Companies developing latency-sensitive applications for hosting in their data centers could take a lesson from the playbook of OnLive.
The startup company, which just had its coming-out party during the recent E3 gaming confab, runs resource-intensive computer games on its servers and streams the action to players throughout the United States. Despite the technical hurdles of delivering real-time games—many of them first-person “twitch” games—to consumers, the service has quickly become popular, says Steve Perlman, the company’s CEO.
So much so, that the company has had to expand faster than planned.
“We are in the fall projections for our business model in terms of subscribers,” he says. “We ran out of floor space in our current colos.”
The service is a different take on game delivery. Some game companies are, somewhat controversially, requiring consumers to be always connected to the Internet, to head off piracy. Other game services, such as Steam and Battle.net, deliver entertainment software online. However, OnLive uses the Internet to deliver the actual content and upload players’ commands and mouse movements, clicks and twitches, to servers running in the company’s data centers.
The service trades computer games’ increasing requirements in terms of PC hardware for a requirement of a stable high-bandwidth Internet connection. While modest PCs may be able to play high-performance games, the player’s household needs a hefty connection to the Internet. For high-definition games, the player needs a 5 Mbps connection. However, the service degrades gracefully, with laptop screens requiring less bandwidth. Even standard definition, at 500 Kbps, is supported.
OnLive calculates that up to 60 percent of households in the United States could receive the bandwidth necessary for high-definition screens, says Perlman, who has been focused on content delivery since he founded WebTV in the 90s.
The Latency Issue
Yet, to make it all work, OnLive had to spend much of its time creating a low-latency data center and infrastructure. To play interactive games over the Internet, the biggest hurdle is not bandwidth, but latency. Ideally, games should have no more than 80 milliseconds of delay, says Perlman, but delays of up to 150 milliseconds can be tolerated.
“There is a lot of confusion about latency and bandwidth,” Perlman says. “Bandwidth and latency are orthogonal to each other. When you look at CDNs (content delivery networks) they are not there to optimize latency, they are there to optimize bandwidth.”
To tackle the problem, the company used the concept of data-center clusters. The company dynamically tests the latency between each of its data centers and the player’s computer and chooses the best tier-1 Internet service provider to deliver the content and retrieve gamers’ actions.
“One of the things that is different about our connectivity is that (for most companies) if you have a service, even a large online service, you generally have one tier-1 carrier and maybe a backup,” Perlman says. “We have ten different online carriers coming in.”
However, the Internet is not the main source of latency, the CEO says. The game’s code can create a lot of latency—up to 100 milliseconds in some games. Monitors are another big source of latency as well, sometimes as much as 50 or 60 milliseconds.

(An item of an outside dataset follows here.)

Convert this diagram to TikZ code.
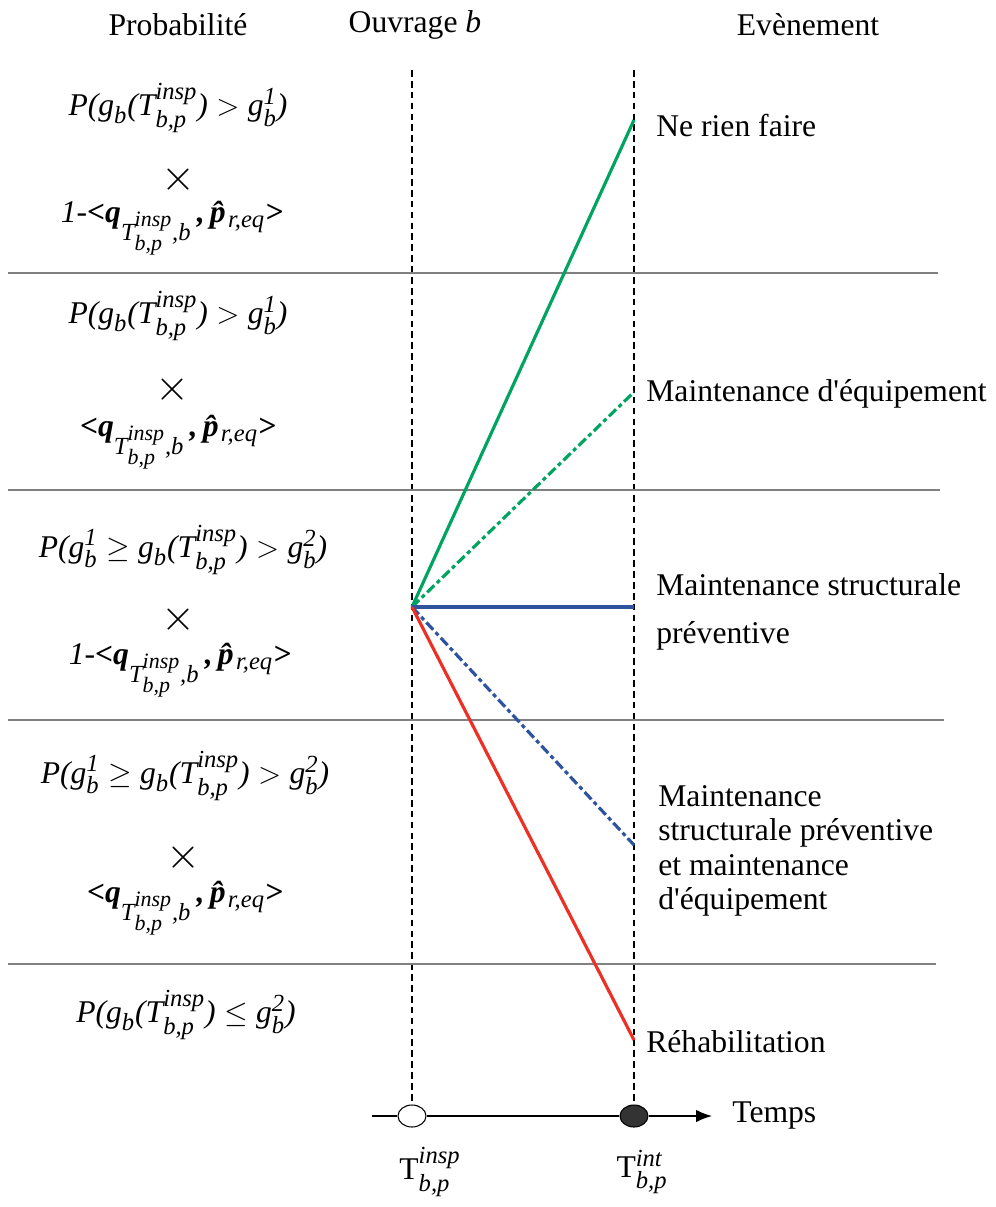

Usually, software and hardware latency are easy to pare down—developers and engineers have just not worried to much about tens of milliseconds of latency. When told that their monitor had a 45-milliseconds delay, for example, one manufacturer cut the delay to 6 milliseconds in the next model, Perlman says.
Compared to other content streaming networks, such as Netflix’s movies-over-the-Internet service, getting rid of latency is very important for OnLive.
“When you are talking about video streaming, a half second of latency is pretty good—in gaming, a half second is intolerable,” Perlman says.
Dell’s Solution
To minimize latency in the data center, the company had Dell’s Data Center Solutions (DCS) group create custom ultra-dense servers, pairing each CPU with a high-end graphics processor. Using the custom hardware and proprietary software, OnLive minimizes the time needed to create a high-definition video stream.
“They have to put thousands of these (servers and graphics cards) in the place,” says Andy Rhodes, director of marketing, Dell Data Center Solutions. “They are trying to replace the gaming console in the living room with the servers running in the data center.”
The last piece was to tweak the video compression to allow for lost packets. Because low latency is the primary goal, the company is willing to work around packet loss on the network, rather than spend precious milliseconds waiting for a response to a dropped packet message.
“We don’t have time for a retry,” Perlman says. “If we ask for a retry, the second round of latency makes the game unplayable.”
While the company has focused on gaming, there is no reason why other types of high-bandwidth applications could not get the same treatment, says Dell DCS’s Rhodes.
“They started with gaming, but with their emulation technology, they could start serving up CAD/CAM applications as well,” says Rhodes. “There are other applicable markets that could use those platforms. Gaming is a great start because we don’t have a console. But a lot of other applicable markets that you great beyond gaming.”